**Stated goal**:
Read the material below. Count the lines containing "matplotlib" and give that count alone.

**Input**:
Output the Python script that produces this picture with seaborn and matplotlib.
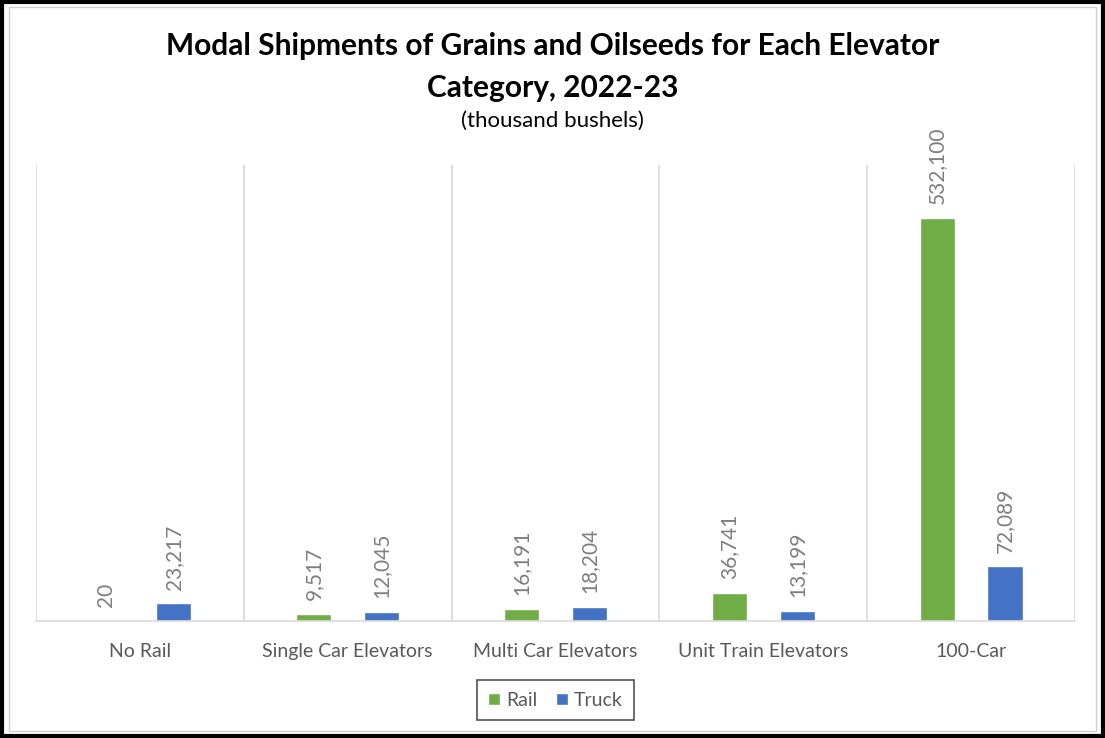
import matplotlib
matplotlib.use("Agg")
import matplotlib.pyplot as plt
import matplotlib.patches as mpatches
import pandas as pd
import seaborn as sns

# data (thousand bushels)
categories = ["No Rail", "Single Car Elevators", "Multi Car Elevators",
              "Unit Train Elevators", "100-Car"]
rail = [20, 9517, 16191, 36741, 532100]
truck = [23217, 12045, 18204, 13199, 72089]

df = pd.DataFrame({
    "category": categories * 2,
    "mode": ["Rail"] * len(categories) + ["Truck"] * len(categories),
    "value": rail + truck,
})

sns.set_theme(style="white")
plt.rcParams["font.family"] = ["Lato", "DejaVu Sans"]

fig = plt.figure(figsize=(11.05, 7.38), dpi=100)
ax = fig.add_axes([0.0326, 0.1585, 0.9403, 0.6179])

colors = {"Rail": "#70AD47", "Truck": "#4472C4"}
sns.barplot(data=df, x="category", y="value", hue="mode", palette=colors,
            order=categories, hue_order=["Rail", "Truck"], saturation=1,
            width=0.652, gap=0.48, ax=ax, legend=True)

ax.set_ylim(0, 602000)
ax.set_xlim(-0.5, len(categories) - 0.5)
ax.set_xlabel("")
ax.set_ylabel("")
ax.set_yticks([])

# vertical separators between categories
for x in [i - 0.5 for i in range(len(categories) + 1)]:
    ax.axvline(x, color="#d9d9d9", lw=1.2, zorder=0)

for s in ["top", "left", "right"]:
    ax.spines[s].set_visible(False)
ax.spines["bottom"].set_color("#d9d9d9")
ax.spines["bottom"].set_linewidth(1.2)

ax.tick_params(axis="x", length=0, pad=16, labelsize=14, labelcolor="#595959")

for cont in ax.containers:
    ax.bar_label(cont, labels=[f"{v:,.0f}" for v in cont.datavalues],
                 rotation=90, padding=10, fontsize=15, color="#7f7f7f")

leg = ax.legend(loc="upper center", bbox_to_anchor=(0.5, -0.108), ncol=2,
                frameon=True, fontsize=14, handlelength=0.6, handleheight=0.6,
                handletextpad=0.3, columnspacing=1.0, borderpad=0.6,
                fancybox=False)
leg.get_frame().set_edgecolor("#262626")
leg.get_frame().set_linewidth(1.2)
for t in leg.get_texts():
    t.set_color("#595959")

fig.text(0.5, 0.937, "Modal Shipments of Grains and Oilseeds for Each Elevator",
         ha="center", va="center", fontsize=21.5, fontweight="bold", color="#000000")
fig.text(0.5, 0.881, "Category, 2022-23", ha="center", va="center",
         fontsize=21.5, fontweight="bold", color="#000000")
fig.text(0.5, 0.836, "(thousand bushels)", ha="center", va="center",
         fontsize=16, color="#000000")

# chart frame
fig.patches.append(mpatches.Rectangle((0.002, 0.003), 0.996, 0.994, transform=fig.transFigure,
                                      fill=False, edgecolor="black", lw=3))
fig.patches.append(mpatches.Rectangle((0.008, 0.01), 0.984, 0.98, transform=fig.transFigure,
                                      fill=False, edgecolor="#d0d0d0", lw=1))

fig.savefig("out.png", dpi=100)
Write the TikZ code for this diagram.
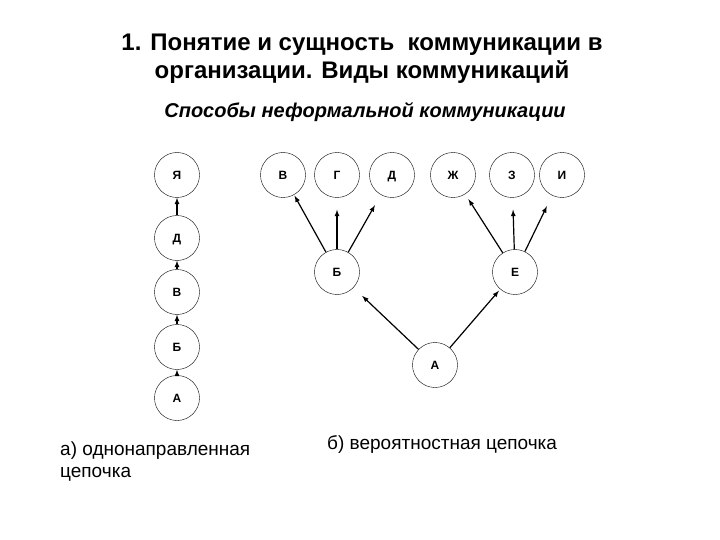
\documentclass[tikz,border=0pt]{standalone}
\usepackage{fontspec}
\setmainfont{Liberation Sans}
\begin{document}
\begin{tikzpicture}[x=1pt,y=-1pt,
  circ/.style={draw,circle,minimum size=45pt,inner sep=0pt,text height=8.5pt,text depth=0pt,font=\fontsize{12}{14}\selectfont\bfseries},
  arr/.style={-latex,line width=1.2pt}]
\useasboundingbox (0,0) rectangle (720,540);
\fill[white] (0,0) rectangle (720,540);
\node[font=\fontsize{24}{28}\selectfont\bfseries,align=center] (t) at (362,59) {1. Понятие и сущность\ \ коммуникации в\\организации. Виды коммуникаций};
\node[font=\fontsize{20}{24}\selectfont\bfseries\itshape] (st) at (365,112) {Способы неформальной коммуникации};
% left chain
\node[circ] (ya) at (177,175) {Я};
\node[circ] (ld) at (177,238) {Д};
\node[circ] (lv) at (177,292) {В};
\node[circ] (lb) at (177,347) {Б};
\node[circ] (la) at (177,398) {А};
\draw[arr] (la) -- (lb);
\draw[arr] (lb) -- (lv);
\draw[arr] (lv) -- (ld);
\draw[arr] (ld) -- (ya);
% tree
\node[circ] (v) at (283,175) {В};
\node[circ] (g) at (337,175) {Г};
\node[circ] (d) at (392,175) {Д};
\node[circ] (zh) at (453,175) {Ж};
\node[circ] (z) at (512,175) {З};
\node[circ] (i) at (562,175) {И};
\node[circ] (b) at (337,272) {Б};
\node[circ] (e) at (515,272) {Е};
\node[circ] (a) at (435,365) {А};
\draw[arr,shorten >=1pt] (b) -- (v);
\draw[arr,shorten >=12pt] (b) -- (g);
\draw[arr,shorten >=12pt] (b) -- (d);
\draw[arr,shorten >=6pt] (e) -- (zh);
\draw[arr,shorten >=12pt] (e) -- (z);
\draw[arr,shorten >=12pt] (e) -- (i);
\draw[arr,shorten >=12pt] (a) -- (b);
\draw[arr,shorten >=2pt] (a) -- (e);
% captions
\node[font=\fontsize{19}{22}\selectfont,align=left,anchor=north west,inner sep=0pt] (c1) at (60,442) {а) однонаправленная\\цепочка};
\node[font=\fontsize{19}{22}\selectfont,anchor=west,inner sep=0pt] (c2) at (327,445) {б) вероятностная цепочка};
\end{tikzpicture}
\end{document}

**Answer below**:
5